### Extracted information ###

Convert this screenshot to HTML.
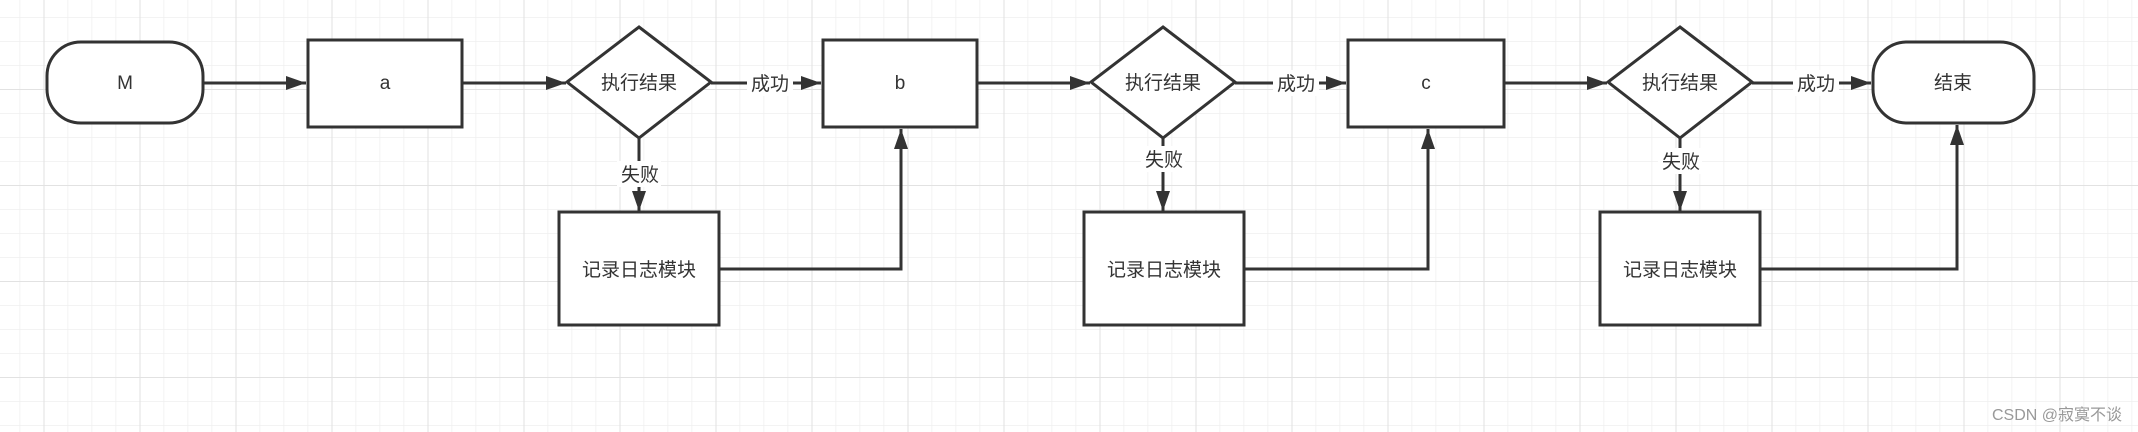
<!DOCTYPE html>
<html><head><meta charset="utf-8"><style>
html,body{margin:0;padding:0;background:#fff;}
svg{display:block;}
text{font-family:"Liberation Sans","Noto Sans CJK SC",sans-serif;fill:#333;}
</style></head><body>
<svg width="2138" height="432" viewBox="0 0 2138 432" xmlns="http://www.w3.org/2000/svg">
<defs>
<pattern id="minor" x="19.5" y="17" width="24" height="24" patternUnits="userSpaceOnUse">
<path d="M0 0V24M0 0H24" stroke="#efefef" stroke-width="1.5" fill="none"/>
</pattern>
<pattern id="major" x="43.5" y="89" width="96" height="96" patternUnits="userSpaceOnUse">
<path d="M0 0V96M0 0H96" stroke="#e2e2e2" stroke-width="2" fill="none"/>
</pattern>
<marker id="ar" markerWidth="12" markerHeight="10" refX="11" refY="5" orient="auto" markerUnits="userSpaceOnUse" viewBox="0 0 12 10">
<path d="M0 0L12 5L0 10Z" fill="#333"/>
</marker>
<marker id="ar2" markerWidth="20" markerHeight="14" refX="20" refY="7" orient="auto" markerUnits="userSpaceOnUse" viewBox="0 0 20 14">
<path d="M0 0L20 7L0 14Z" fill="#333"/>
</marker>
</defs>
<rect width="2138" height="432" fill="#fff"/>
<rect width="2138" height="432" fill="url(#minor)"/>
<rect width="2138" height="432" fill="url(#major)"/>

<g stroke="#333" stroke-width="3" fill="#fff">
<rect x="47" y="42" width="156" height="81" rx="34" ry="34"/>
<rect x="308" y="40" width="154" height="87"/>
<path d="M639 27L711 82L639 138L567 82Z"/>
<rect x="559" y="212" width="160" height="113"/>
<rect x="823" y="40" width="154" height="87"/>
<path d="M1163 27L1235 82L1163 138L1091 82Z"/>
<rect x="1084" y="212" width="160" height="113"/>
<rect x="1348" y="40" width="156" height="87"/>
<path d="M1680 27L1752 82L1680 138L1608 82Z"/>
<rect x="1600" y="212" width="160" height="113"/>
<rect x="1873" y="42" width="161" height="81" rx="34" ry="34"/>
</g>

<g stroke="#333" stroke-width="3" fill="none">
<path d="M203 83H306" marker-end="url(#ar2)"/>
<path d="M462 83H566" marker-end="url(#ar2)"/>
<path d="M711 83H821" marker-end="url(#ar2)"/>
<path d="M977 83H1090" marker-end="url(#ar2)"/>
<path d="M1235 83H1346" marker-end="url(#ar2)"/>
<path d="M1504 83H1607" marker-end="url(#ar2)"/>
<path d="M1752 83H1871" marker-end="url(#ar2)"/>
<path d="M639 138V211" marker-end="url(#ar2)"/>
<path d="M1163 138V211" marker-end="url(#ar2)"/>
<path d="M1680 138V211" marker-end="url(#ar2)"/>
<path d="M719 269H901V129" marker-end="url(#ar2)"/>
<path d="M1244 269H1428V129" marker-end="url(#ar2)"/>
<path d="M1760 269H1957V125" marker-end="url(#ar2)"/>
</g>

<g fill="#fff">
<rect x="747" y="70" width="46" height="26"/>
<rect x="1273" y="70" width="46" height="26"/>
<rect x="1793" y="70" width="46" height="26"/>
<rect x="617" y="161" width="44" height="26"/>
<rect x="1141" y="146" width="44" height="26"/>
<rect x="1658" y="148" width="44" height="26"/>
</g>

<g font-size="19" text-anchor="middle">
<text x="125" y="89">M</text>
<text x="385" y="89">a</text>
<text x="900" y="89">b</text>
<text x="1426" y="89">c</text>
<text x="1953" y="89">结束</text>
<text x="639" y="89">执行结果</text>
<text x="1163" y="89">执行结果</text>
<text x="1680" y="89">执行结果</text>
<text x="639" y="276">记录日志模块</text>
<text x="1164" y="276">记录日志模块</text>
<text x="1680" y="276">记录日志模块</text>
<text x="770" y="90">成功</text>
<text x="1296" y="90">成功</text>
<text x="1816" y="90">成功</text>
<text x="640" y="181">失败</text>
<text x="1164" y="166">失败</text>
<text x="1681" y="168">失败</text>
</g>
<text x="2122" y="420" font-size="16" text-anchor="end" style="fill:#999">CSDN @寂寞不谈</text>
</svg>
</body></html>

###
### Extracted information ###

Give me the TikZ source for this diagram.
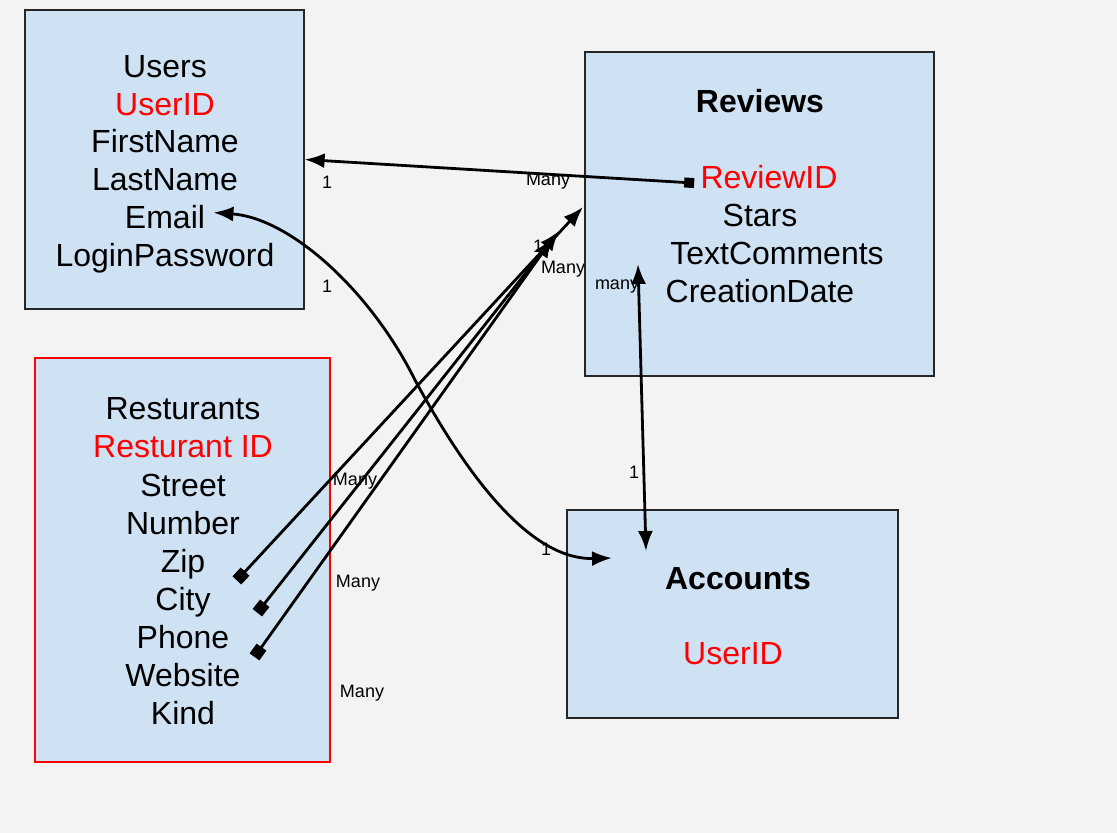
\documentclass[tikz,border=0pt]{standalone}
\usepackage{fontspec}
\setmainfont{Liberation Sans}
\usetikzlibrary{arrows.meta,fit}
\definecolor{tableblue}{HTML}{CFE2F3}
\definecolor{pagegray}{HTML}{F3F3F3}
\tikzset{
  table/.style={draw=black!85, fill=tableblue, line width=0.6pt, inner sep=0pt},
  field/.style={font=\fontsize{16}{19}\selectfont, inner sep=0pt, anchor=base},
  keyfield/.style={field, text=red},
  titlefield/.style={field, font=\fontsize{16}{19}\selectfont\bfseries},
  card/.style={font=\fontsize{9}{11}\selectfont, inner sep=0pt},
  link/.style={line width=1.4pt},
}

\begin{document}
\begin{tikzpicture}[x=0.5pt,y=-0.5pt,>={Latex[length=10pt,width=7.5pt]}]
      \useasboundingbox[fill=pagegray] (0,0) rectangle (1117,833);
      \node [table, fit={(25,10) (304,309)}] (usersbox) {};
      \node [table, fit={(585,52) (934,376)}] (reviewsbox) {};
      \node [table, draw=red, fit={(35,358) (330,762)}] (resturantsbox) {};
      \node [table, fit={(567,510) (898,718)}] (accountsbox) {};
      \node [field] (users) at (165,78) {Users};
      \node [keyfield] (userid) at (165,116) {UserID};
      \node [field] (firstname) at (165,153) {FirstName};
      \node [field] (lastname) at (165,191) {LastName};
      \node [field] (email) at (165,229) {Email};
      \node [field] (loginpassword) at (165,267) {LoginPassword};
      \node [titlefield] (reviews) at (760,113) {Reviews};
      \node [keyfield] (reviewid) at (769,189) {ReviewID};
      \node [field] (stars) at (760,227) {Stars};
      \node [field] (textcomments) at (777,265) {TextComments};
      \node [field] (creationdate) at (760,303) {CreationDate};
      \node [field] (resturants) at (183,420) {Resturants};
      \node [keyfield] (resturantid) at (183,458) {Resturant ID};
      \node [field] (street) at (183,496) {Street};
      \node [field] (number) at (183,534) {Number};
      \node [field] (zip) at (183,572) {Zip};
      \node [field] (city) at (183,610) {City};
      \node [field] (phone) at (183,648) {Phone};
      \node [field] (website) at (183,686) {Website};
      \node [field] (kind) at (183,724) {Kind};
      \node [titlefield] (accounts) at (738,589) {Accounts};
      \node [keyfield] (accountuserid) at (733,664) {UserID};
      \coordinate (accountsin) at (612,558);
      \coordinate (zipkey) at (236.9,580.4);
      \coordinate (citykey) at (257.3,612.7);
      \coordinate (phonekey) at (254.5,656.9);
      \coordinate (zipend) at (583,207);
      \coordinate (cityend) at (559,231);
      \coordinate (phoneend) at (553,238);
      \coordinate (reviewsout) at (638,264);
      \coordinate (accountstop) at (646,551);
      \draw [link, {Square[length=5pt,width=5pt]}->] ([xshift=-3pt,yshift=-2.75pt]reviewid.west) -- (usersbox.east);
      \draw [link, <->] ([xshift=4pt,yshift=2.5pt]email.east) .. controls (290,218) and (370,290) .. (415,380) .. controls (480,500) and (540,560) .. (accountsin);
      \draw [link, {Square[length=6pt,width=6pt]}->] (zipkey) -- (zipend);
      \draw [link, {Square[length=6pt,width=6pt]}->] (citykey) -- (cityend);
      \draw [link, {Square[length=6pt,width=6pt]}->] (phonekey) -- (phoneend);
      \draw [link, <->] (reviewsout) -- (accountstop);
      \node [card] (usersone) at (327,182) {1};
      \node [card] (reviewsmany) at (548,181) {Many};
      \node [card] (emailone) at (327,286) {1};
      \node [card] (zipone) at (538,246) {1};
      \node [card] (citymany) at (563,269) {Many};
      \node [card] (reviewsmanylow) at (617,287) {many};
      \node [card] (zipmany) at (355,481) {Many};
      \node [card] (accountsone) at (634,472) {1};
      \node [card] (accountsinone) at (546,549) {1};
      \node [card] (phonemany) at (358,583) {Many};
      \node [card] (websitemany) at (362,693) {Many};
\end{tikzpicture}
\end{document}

###

> **Your task**
Reproduce every line of the listing above in which the string "this" appears.

> **Final answer**
Convert this screenshot to HTML.
Give me the TikZ source for this diagram.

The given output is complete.